[Task objective] Output every line below without omitting or altering anything.

[Information provided]
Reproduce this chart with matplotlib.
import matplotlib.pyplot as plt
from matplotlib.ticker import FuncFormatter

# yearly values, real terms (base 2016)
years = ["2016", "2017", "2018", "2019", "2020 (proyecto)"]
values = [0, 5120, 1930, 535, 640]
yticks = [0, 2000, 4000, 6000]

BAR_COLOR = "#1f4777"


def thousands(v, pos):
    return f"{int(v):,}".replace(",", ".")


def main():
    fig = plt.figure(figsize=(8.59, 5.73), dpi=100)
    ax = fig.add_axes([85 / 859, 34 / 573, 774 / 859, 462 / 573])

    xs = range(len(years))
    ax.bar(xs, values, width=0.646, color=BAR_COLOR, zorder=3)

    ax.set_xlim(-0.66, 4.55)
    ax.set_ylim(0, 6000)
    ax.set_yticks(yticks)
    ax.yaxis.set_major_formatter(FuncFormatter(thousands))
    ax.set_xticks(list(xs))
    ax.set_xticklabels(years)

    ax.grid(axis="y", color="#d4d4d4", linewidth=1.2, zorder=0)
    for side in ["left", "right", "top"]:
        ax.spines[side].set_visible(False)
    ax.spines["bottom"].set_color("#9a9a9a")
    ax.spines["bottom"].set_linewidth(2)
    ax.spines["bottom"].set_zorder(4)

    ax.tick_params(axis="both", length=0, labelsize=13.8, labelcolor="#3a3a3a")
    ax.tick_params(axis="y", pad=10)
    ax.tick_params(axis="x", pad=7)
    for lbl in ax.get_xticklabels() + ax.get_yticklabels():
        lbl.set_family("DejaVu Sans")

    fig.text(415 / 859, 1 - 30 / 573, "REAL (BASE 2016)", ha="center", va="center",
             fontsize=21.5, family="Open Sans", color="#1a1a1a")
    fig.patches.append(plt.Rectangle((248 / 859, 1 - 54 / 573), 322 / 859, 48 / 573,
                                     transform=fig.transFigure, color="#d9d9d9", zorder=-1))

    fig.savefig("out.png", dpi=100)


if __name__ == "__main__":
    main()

[The response]
Reproduce this chart with matplotlib.
import matplotlib.pyplot as plt
from matplotlib.ticker import FuncFormatter

# yearly values, real terms (base 2016)
years = ["2016", "2017", "2018", "2019", "2020 (proyecto)"]
values = [0, 5120, 1930, 535, 640]
yticks = [0, 2000, 4000, 6000]

BAR_COLOR = "#1f4777"


def thousands(v, pos):
    return f"{int(v):,}".replace(",", ".")


def main():
    fig = plt.figure(figsize=(8.59, 5.73), dpi=100)
    ax = fig.add_axes([85 / 859, 34 / 573, 774 / 859, 462 / 573])

    xs = range(len(years))
    ax.bar(xs, values, width=0.646, color=BAR_COLOR, zorder=3)

    ax.set_xlim(-0.66, 4.55)
    ax.set_ylim(0, 6000)
    ax.set_yticks(yticks)
    ax.yaxis.set_major_formatter(FuncFormatter(thousands))
    ax.set_xticks(list(xs))
    ax.set_xticklabels(years)

    ax.grid(axis="y", color="#d4d4d4", linewidth=1.2, zorder=0)
    for side in ["left", "right", "top"]:
        ax.spines[side].set_visible(False)
    ax.spines["bottom"].set_color("#9a9a9a")
    ax.spines["bottom"].set_linewidth(2)
    ax.spines["bottom"].set_zorder(4)

    ax.tick_params(axis="both", length=0, labelsize=13.8, labelcolor="#3a3a3a")
    ax.tick_params(axis="y", pad=10)
    ax.tick_params(axis="x", pad=7)
    for lbl in ax.get_xticklabels() + ax.get_yticklabels():
        lbl.set_family("DejaVu Sans")

    fig.text(415 / 859, 1 - 30 / 573, "REAL (BASE 2016)", ha="center", va="center",
             fontsize=21.5, family="Open Sans", color="#1a1a1a")
    fig.patches.append(plt.Rectangle((248 / 859, 1 - 54 / 573), 322 / 859, 48 / 573,
                                     transform=fig.transFigure, color="#d9d9d9", zorder=-1))

    fig.savefig("out.png", dpi=100)


if __name__ == "__main__":
    main()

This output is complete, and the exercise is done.